Work out how many lines of the listing hold the string "Output", then answer with that number and nothing else.
[Provided information start]
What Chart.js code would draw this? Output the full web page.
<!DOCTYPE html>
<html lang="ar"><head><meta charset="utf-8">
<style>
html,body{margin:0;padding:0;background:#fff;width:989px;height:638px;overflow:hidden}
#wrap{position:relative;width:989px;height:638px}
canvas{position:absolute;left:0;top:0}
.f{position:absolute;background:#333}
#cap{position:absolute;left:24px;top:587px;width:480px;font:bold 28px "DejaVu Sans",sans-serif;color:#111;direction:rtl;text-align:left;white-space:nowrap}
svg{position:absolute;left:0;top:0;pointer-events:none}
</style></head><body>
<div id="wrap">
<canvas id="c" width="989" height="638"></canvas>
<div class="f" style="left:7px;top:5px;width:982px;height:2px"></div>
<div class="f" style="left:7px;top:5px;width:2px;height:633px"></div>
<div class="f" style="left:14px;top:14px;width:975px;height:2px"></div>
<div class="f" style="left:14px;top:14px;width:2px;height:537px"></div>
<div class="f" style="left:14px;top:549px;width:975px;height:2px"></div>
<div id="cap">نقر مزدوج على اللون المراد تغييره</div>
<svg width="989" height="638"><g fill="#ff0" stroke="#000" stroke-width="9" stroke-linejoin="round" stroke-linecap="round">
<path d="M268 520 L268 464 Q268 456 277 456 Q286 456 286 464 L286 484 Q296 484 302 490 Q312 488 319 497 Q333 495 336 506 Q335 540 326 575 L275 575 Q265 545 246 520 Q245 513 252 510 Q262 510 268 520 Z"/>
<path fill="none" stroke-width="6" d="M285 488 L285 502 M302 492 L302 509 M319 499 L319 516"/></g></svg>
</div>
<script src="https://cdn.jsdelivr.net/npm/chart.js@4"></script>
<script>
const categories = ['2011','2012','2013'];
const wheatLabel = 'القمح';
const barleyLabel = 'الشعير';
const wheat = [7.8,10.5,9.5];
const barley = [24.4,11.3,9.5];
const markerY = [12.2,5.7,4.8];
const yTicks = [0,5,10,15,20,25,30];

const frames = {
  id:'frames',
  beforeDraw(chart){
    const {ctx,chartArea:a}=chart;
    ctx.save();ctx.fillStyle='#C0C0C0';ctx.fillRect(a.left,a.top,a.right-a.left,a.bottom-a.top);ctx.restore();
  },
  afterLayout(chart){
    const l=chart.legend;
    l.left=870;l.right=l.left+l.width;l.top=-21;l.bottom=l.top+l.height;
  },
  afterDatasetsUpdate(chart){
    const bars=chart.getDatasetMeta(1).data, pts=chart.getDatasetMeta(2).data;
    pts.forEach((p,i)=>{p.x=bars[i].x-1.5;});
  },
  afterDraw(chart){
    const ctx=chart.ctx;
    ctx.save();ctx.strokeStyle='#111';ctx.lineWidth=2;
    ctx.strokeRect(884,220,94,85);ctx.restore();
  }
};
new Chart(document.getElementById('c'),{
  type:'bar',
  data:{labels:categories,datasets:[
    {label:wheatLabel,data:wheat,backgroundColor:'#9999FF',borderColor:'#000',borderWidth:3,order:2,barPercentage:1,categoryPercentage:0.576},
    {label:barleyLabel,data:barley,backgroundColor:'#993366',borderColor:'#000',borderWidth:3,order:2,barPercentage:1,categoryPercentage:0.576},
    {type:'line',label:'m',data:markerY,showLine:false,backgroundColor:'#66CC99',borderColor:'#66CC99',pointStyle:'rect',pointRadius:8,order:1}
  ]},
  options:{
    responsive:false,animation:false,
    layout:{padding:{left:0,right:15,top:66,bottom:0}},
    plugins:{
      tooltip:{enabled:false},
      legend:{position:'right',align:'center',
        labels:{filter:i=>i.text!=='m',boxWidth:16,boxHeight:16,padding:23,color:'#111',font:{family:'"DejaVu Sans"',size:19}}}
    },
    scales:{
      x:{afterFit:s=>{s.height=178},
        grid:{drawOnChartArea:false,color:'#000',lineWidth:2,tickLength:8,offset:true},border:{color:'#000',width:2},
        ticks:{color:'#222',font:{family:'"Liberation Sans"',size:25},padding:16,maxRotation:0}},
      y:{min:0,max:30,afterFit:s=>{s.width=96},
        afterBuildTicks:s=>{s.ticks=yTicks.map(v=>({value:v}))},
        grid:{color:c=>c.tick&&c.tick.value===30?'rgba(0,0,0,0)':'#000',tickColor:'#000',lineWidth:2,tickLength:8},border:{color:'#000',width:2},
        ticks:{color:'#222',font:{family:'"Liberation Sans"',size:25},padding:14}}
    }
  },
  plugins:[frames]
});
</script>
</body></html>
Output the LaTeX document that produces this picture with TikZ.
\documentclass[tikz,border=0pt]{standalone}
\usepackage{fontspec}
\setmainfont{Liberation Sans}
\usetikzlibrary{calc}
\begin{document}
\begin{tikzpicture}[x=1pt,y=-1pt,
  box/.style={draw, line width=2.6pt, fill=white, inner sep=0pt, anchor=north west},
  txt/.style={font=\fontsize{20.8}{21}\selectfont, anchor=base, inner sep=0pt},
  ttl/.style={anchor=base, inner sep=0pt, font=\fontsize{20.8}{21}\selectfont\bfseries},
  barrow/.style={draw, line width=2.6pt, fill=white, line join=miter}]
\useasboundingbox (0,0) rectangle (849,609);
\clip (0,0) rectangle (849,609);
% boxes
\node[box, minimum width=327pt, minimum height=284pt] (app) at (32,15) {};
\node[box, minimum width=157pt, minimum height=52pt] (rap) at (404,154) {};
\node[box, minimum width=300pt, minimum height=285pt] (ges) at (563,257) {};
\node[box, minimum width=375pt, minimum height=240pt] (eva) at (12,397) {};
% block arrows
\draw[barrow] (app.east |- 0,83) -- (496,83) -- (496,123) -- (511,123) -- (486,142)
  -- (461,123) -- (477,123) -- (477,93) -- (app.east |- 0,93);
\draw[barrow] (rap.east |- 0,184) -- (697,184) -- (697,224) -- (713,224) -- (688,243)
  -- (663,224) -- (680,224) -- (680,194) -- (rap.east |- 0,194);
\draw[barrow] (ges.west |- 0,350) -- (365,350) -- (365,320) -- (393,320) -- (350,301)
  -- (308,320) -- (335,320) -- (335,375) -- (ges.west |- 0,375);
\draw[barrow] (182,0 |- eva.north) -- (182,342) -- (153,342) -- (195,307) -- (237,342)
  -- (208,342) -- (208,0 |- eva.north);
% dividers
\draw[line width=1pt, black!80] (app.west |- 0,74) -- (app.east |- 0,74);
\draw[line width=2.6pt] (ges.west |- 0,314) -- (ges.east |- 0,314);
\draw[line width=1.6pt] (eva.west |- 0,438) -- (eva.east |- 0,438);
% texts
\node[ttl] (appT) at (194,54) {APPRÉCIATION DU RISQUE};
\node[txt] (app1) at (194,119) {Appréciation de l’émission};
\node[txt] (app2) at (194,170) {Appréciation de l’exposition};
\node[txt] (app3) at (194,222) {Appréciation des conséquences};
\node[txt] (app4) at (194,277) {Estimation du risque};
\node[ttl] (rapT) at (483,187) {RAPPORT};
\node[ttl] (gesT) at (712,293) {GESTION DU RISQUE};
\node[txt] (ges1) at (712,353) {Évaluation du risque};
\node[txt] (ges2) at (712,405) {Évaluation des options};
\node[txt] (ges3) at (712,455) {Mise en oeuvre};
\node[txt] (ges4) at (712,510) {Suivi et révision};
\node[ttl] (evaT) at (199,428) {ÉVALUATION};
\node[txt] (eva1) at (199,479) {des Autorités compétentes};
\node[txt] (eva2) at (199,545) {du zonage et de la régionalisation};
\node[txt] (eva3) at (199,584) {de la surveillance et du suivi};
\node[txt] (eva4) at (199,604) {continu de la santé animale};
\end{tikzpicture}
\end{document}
[Provided information end]
• [Result for this task] 2